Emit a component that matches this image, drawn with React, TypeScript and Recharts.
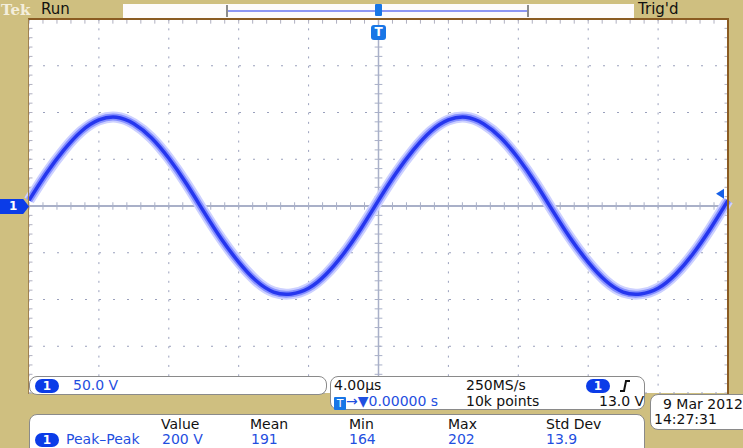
import React from "react";
import { LineChart, Line, XAxis, YAxis, CartesianGrid, ReferenceLine, ReferenceDot } from "recharts";

// time in µs (4 µs/div, trigger at centre), channel 1 in volts (50 V/div)
const timeUs = [-20, -19, -18, -17, -16, -15, -14, -13, -12, -11, -10, -9, -8, -7, -6, -5, -4, -3, -2, -1, 0, 1, 2, 3, 4, 5, 6, 7, 8, 9, 10, 11, 12, 13, 14, 15, 16, 17, 18, 19, 20];
const ch1Volts = [6, 35, 60, 80, 92, 95, 88, 73, 51, 24, -6, -35, -60, -80, -92, -94, -88, -73, -51, -24, 6, 35, 60, 80, 92, 95, 88, 73, 51, 24, -6, -35, -60, -80, -92, -94, -88, -73, -51, -24, 6];

const timeTicks = [-20, -16, -12, -8, -4, 0, 4, 8, 12, 16, 20];
const voltTicks = [-200, -150, -100, -50, 0, 50, 100, 150, 200];
const minorTime = Array.from({ length: 51 }, (_, i) => -20 + i * 0.8);
const minorVolt = Array.from({ length: 41 }, (_, i) => -200 + i * 10);

const triggerLevel = 13;

const data = timeUs.map((t, i) => ({ t, v: ch1Volts[i] }));

const BLUE = "#1f4fe0";
const TAN = "#cfbf80";

function Pill({ left, top }: { left: number; top: number }) {
  return (
    <div style={{ position: "absolute", left, top, width: 24, height: 14, borderRadius: 7, background: "#0b3ce8", color: "#fff", fontSize: 12, fontWeight: "bold", textAlign: "center", lineHeight: "14px" }}>1</div>
  );
}

const txt = (left: number, top: number, color = "#111"): React.CSSProperties => ({ position: "absolute", left, top, color, fontSize: 14, lineHeight: "16px", whiteSpace: "nowrap" });

const panel = (left: number, top: number, width: number, height: number): React.CSSProperties => ({
  position: "absolute", left, top, width, height, background: "#fff", border: "1px solid #8a8a8a", borderRadius: 8, boxSizing: "border-box",
});

export default function App() {
  return (
    <div style={{ position: "absolute", left: 0, top: 0, width: 743, height: 448, background: TAN, overflow: "hidden", fontFamily: "'DejaVu Sans', sans-serif" }}>
      {/* top status bar */}
      <div style={{ position: "absolute", left: 1, top: 1, fontFamily: "'DejaVu Serif', serif", fontWeight: "bold", fontSize: 15, color: "#f4eedc" }}>Tek</div>
      <div style={{ ...txt(41, 1), fontSize: 15 }}>Run</div>
      <div style={{ position: "absolute", left: 123, top: 4, width: 511, height: 14, background: "#fdfbfb" }} />
      <div style={{ position: "absolute", left: 228, top: 10, width: 300, height: 2, background: "#8d97f4" }} />
      <div style={{ position: "absolute", left: 226, top: 5, width: 2, height: 12, background: "#8c8c8c" }} />
      <div style={{ position: "absolute", left: 527, top: 5, width: 2, height: 12, background: "#8c8c8c" }} />
      <div style={{ position: "absolute", left: 375, top: 4, width: 7, height: 12, background: "#1876e6", borderRadius: 1 }} />
      <div style={{ ...txt(638, 1), fontSize: 15 }}>Trig'd</div>

      <LineChart width={743} height={448} data={data} margin={{ top: 19, right: 15, bottom: 55, left: 29 }} style={{ position: "absolute", left: 0, top: 0 }}>
        <XAxis dataKey="t" type="number" domain={[-20, 20]} ticks={timeTicks} hide />
        <YAxis type="number" domain={[-200, 200]} ticks={voltTicks} hide />
        <CartesianGrid fill="#ffffff" vertical={false} stroke="#9aa0bc" strokeDasharray="2 12" />
        <CartesianGrid horizontal={false} stroke="#9aa0bc" strokeDasharray="2 7.35" />
        <ReferenceLine y={0} stroke="#a9b0c8" strokeWidth={2} />
        <ReferenceLine x={0} stroke="#a9b0c8" strokeWidth={1.5} />
        {minorTime.map((t) => (
          <ReferenceLine key={"hx" + t} segment={[{ x: t, y: -4 }, { x: t, y: 4 }]} stroke="#a9b0c8" />
        ))}
        {minorTime.map((t) => (
          <ReferenceLine key={"tx" + t} segment={[{ x: t, y: 200 }, { x: t, y: 195 }]} stroke="#b0b0c0" />
        ))}
        {minorVolt.map((v) => (
          <ReferenceLine key={"vy" + v} segment={[{ x: -0.22, y: v }, { x: 0.22, y: v }]} stroke="#a9b0c8" />
        ))}
        {minorVolt.map((v) => (
          <ReferenceLine key={"ly" + v} segment={[{ x: -20, y: v }, { x: -19.8, y: v }]} stroke="#b0b0c0" />
        ))}
        {minorVolt.map((v) => (
          <ReferenceLine key={"ry" + v} segment={[{ x: 19.8, y: v }, { x: 20, y: v }]} stroke="#b0b0c0" />
        ))}
        <Line type="natural" dataKey="v" stroke="#ccd0ff" strokeWidth={11} dot={false} isAnimationActive={false} />
        <Line type="natural" dataKey="v" stroke="#8791ff" strokeWidth={7} dot={false} isAnimationActive={false} />
        <Line type="natural" dataKey="v" stroke="#2536ee" strokeWidth={3.5} dot={false} isAnimationActive={false} />
        <ReferenceDot
          x={19.6}
          y={triggerLevel}
          r={5}
          shape={(p: any) => (
            <path d={`M ${p.cx - 5} ${p.cy} L ${p.cx + 3} ${p.cy - 5} L ${p.cx + 3} ${p.cy + 5} Z`} fill="#1660e8" />
          )}
        />
      </LineChart>

      {/* plot frame */}
      <div style={{ position: "absolute", left: 28, top: 18, width: 701, height: 376, borderTop: "2px solid #8a5b22", borderRight: "2px solid #8a5b22", borderLeft: "1px solid #a08050", boxSizing: "border-box", pointerEvents: "none" }} />

      {/* channel 1 ground marker */}
      <div style={{ position: "absolute", left: 0, top: 199, width: 29, height: 15, background: "#0b3ce8", clipPath: "polygon(0 0, 80% 0, 100% 50%, 80% 100%, 0 100%)", color: "#fff", fontSize: 12, fontWeight: "bold", lineHeight: "15px", paddingLeft: 9, boxSizing: "border-box" }}>1</div>

      {/* trigger position marker */}
      <div style={{ position: "absolute", left: 371, top: 25, width: 15, height: 15, background: "#1876e6", borderRadius: 3, color: "#fff", fontSize: 12, fontWeight: "bold", textAlign: "center", lineHeight: "15px" }}>T</div>

      {/* channel scale */}
      <div style={panel(29, 376, 298, 19)}>
        <Pill left={5} top={2} />
        <div style={txt(43, 0, BLUE)}>50.0 V</div>
      </div>

      {/* timebase / trigger */}
      <div style={panel(330, 376, 315, 34)}>
        <div style={txt(3, 0)}>4.00µs</div>
        <div style={txt(135, 0)}>250MS/s</div>
        <Pill left={255} top={2} />
        <svg style={{ position: "absolute", left: 287, top: 2 }} width={14} height={14}>
          <path d="M 2 12 L 6 12 L 8 2 L 12 2" stroke="#111" strokeWidth={2} fill="none" />
        </svg>
        <div style={txt(3, 16, BLUE)}>
          <span style={{ display: "inline-block", width: 12, height: 13, background: "#1876e6", color: "#fff", fontSize: 11, textAlign: "center", lineHeight: "13px", borderRadius: 1, verticalAlign: "-1px" }}>T</span>→▼0.00000 s
        </div>
        <div style={txt(135, 16)}>10k points</div>
        <div style={txt(268, 16)}>13.0 V</div>
      </div>

      {/* date */}
      <div style={panel(650, 394, 110, 36)}>
        <div style={txt(12, 1)}>9 Mar 2012</div>
        <div style={txt(3, 16)}>14:27:31</div>
      </div>

      {/* measurements */}
      <div style={panel(29, 414, 616, 44)}>
        <div style={txt(131, 1)}>Value</div>
        <div style={txt(220, 1)}>Mean</div>
        <div style={txt(319, 1)}>Min</div>
        <div style={txt(418, 1)}>Max</div>
        <div style={txt(516, 1)}>Std Dev</div>
        <Pill left={5} top={18} />
        <div style={txt(36, 16, BLUE)}>Peak–Peak</div>
        <div style={txt(132, 16, BLUE)}>200 V</div>
        <div style={txt(221, 16, BLUE)}>191</div>
        <div style={txt(319, 16, BLUE)}>164</div>
        <div style={txt(418, 16, BLUE)}>202</div>
        <div style={txt(516, 16, BLUE)}>13.9</div>
      </div>
    </div>
  );
}
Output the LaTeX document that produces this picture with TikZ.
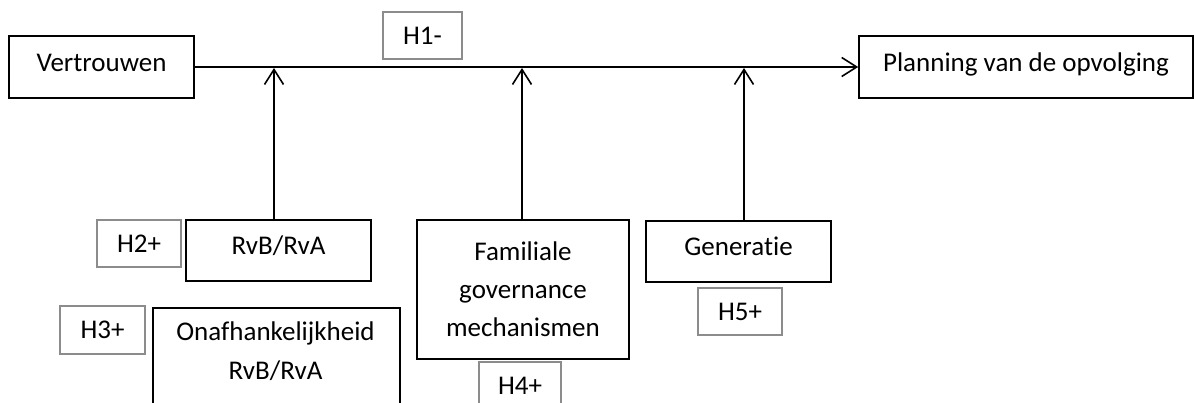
\documentclass[tikz,border=0pt]{standalone}
\usepackage{fontspec}
\setmainfont{Carlito}[Ligatures=NoCommon]
\usetikzlibrary{arrows.meta}
\definecolor{hgray}{RGB}{140,140,140}
\begin{document}
\begin{tikzpicture}[x=1pt,y=-1pt,
  blackbox/.style={draw=black,line width=1.6pt,inner sep=0pt,font=\fontsize{27}{38}\selectfont,align=center},
  single/.style={text height=19pt,text depth=10pt},
  graybox/.style={draw=hgray,line width=1.6pt,inner sep=0pt,font=\fontsize{27}{30}\selectfont},
  txt/.style={inner sep=0pt,font=\fontsize{27}{39}\selectfont,align=center},
  arr/.style={line width=1.6pt,-{Straight Barb[length=15pt,width=19pt,line width=1.6pt]}}]
\useasboundingbox (0,0) rectangle (1194,403);
\clip (0,0) rectangle (1194,403);
% top row
\node[blackbox,single,minimum width=185pt,minimum height=62pt] (vert) at (101.5,67) {Vertrouwen};
\node[blackbox,single,minimum width=334pt,minimum height=62pt] (plan) at (1026,67) {Planning van de opvolging};
\node[graybox,minimum width=79pt,minimum height=47pt] (h1) at (422.5,35.5) {H1-};
% moderators
\node[blackbox,single,minimum width=185pt,minimum height=61pt] (rvb) at (278.5,250.5) {RvB/RvA};
\node[graybox,minimum width=84pt,minimum height=47pt] (h2) at (139,243.5) {H2+};
\node[graybox,minimum width=85pt,minimum height=48pt] (h3) at (102.5,330) {H3+};
\node[blackbox,minimum width=247pt,minimum height=140pt,anchor=north west] (onaf) at (152,307) {};
\node[txt] (onaftxt) at (275.5,351) {Onafhankelijkheid\\RvB/RvA};
\node[blackbox,minimum width=212pt,minimum height=139pt] (fam) at (523,289.5) {Familiale\\governance\\mechanismen};
\node[graybox,minimum width=82pt,minimum height=47pt] (h4) at (520,385.5) {H4+};
\node[blackbox,single,minimum width=185pt,minimum height=61pt] (gen) at (738.5,251.5) {Generatie};
\node[graybox,minimum width=84pt,minimum height=47pt] (h5) at (740,311.5) {H5+};
% main connector
\draw[arr] (vert.east) -- (plan.west);
\coordinate (m1) at (274,68);
\coordinate (m2) at (522,68);
\coordinate (m3) at (744,68);
\draw[arr] (rvb.north -| m1) -- (m1);
\draw[arr] (fam.north -| m2) -- (m2);
\draw[arr] (gen.north -| m3) -- (m3);
\end{tikzpicture}
\end{document}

_Required task_
The lines from the start of the entries above through the one containing "CartesianGrid, ReferenceLine, ReferenceDot" are to be retyped exactly, and no others. Pictures are left out.

_Task result_
Emit a component that matches this image, drawn with React, TypeScript and Recharts.
import React from "react";
import { LineChart, Line, XAxis, YAxis, CartesianGrid, ReferenceLine, ReferenceDot } from "recharts";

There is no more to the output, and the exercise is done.